Stored entries:
▼▼▼
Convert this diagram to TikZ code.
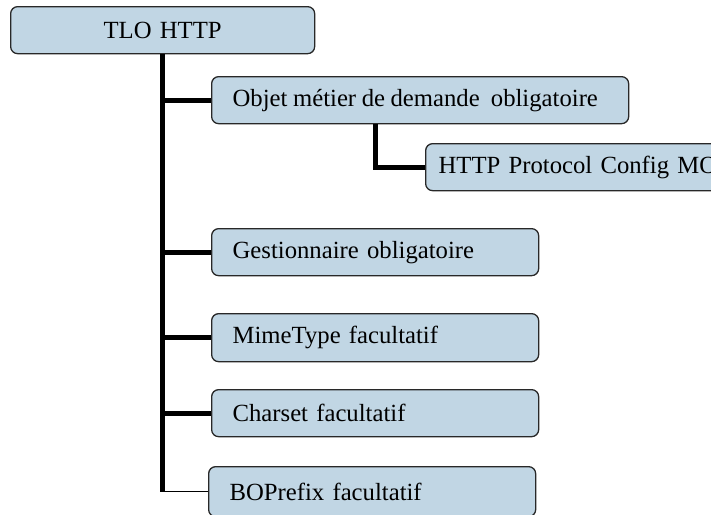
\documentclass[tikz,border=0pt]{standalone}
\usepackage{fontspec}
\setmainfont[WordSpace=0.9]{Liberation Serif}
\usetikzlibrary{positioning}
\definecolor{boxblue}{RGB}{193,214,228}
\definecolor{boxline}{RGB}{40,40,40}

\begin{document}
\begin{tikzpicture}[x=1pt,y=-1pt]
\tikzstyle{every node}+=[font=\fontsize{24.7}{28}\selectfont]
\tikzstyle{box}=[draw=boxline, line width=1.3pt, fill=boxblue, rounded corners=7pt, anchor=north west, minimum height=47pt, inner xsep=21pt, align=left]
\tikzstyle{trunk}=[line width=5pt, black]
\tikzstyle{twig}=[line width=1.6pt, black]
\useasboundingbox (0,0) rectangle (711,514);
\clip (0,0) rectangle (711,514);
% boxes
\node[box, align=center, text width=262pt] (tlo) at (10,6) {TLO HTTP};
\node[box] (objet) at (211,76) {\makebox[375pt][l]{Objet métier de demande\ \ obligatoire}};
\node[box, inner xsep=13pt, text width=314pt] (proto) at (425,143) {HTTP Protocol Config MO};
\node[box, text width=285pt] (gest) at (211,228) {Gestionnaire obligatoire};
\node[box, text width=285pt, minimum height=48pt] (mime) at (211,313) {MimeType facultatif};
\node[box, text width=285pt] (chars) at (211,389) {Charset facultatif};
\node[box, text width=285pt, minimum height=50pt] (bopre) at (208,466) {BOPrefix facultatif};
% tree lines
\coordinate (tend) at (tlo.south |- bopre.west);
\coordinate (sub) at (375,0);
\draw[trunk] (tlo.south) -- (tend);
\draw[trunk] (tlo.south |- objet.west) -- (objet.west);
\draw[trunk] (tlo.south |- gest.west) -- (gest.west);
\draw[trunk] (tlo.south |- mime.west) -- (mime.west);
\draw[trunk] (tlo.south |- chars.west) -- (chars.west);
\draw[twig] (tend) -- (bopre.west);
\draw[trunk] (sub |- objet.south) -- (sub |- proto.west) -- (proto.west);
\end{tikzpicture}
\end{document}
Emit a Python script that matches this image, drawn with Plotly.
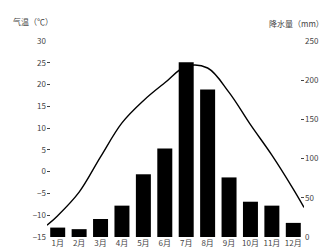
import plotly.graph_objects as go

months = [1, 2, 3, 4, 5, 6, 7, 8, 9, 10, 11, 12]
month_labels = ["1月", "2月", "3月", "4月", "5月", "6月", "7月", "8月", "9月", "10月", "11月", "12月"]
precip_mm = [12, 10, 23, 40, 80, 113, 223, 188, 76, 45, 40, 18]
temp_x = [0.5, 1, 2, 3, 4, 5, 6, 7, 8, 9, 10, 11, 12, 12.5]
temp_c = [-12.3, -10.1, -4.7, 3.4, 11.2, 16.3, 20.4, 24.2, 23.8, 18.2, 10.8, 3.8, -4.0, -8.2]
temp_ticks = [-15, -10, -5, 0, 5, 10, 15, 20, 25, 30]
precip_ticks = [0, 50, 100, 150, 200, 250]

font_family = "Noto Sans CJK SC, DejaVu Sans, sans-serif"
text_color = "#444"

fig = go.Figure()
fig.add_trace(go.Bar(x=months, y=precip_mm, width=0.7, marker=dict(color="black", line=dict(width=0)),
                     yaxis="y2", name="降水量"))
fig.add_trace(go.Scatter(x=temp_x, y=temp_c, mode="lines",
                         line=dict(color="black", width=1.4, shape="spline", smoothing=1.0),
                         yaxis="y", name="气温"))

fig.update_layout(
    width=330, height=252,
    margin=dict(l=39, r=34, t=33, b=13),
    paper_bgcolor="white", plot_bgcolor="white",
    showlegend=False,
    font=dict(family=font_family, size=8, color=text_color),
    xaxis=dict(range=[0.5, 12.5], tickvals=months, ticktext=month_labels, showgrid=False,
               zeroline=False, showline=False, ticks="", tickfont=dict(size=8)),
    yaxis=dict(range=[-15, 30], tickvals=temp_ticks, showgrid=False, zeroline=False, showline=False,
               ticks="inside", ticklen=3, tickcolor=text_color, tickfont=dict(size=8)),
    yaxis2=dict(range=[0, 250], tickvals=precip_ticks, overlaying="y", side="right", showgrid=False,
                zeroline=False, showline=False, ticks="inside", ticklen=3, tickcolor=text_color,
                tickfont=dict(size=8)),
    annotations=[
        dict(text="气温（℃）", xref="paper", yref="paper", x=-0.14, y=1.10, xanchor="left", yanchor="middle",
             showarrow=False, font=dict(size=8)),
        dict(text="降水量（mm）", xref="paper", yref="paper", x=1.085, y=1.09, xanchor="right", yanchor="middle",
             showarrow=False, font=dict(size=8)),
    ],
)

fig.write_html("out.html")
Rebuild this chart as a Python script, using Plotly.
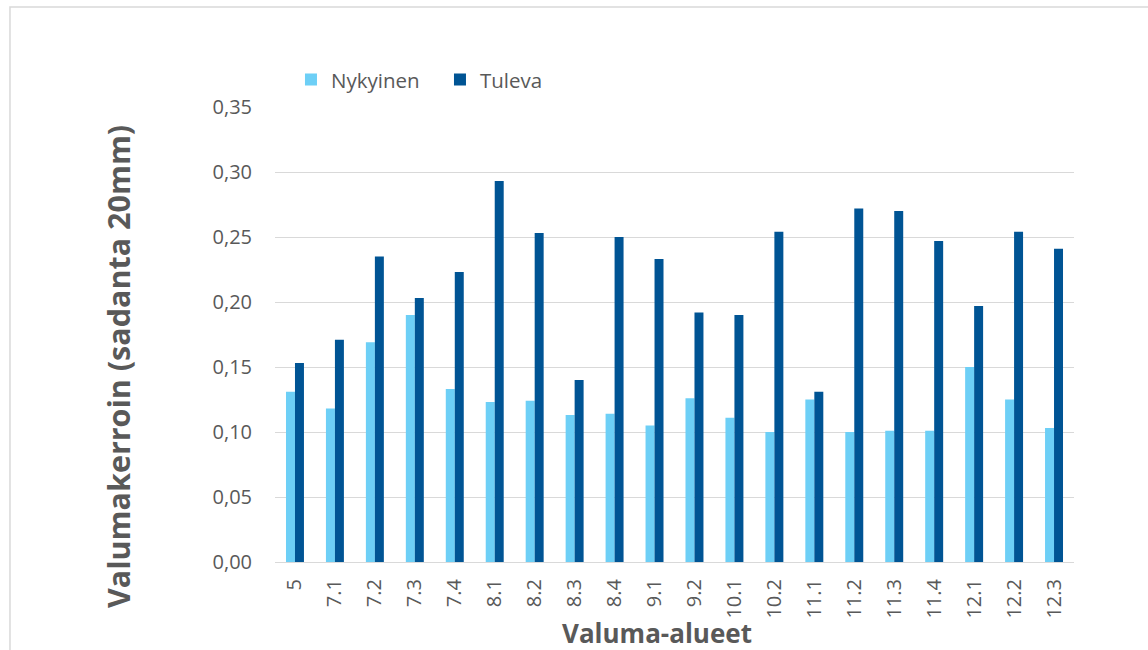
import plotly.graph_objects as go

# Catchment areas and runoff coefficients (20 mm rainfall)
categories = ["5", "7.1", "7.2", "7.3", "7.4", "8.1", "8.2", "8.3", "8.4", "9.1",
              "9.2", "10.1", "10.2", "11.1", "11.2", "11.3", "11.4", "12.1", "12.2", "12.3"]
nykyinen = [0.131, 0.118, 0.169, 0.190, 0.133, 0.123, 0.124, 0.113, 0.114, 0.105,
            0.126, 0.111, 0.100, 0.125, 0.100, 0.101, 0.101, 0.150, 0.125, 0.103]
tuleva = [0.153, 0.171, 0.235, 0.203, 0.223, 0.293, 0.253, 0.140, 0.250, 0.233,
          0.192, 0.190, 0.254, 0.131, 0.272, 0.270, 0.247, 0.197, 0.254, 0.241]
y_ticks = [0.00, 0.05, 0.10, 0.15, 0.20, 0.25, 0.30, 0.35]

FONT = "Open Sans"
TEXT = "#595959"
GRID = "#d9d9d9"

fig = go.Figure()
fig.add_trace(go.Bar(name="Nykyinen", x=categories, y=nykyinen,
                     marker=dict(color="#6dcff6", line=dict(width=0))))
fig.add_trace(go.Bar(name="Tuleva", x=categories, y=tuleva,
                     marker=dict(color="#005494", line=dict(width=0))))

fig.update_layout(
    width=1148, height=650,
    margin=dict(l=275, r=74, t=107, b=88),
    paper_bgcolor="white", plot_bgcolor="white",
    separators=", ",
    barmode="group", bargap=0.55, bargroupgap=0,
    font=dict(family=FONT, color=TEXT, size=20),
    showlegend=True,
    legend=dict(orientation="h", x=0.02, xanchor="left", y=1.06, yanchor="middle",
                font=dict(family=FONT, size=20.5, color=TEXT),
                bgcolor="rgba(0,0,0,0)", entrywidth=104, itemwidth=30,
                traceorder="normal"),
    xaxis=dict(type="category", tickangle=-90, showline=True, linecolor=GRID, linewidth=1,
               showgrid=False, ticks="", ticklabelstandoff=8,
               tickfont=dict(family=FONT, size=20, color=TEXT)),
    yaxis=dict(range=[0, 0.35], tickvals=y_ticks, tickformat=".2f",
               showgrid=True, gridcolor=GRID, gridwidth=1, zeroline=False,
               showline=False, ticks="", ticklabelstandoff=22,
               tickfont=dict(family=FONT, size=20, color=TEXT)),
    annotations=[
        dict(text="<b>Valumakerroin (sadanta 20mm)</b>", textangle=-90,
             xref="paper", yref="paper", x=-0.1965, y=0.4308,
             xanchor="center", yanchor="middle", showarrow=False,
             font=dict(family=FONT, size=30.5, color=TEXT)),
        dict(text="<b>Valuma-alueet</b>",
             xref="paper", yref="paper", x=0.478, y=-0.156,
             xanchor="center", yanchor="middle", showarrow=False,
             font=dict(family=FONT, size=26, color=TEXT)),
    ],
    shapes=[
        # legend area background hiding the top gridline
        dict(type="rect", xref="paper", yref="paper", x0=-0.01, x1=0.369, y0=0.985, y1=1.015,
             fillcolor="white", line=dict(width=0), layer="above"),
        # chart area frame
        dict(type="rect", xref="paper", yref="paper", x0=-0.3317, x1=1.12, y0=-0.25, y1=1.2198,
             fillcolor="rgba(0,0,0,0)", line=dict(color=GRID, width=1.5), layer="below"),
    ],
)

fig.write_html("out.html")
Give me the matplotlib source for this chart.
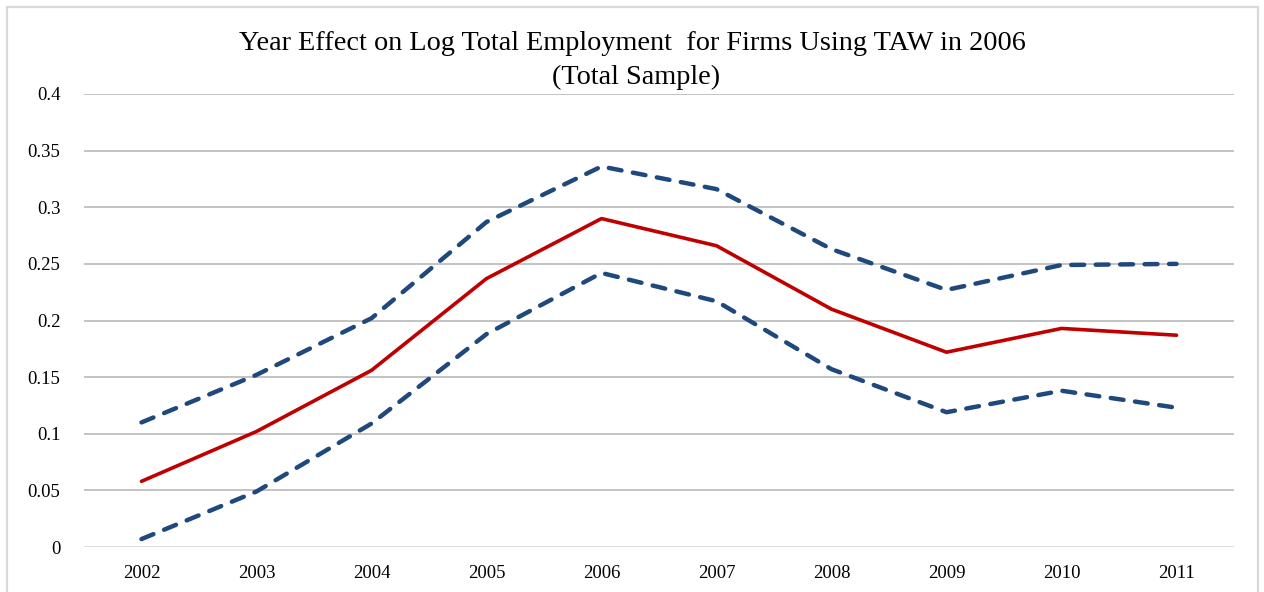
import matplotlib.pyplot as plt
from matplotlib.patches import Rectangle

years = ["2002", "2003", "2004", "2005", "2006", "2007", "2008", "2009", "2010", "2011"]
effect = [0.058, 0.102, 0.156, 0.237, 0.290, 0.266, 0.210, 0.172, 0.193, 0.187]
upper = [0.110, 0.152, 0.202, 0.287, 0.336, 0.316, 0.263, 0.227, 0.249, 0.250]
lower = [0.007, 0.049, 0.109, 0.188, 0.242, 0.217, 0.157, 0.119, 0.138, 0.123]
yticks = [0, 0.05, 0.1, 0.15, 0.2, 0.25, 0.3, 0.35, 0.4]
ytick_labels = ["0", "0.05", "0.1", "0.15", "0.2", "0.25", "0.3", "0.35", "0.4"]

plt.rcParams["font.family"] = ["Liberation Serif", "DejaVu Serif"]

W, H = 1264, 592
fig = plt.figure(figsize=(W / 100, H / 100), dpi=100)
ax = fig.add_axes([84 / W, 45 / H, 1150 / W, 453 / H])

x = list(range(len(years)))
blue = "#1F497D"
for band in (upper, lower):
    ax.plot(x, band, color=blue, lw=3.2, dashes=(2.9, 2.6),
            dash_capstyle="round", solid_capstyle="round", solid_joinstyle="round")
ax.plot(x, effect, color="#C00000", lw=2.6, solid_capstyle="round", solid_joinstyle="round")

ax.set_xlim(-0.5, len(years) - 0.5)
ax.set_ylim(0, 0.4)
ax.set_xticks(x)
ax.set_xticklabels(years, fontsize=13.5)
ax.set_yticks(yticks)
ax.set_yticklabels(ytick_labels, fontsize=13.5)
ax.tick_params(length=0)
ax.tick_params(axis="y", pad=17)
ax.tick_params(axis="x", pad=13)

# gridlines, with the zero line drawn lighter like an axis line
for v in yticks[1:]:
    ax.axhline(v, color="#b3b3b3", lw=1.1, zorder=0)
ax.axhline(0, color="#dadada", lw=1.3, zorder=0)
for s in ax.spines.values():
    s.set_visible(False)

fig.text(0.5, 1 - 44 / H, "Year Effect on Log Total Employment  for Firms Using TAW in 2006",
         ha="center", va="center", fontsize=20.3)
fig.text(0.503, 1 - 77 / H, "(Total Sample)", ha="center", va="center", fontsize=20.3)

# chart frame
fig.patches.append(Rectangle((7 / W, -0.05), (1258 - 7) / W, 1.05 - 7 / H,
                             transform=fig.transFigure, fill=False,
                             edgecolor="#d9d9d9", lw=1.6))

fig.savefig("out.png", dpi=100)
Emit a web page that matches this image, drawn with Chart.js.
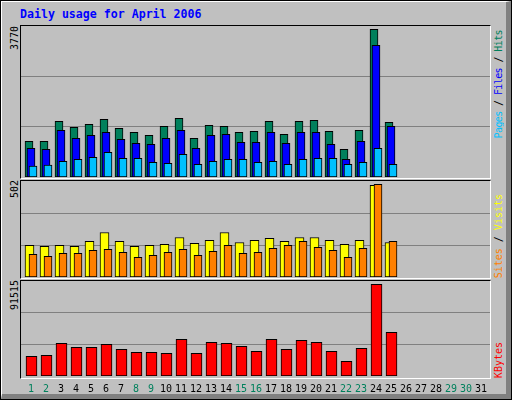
▲▲▲
Task to carry out: State the count of lines that contain the string "drawn". Nothing else is needed.

Task answer: 3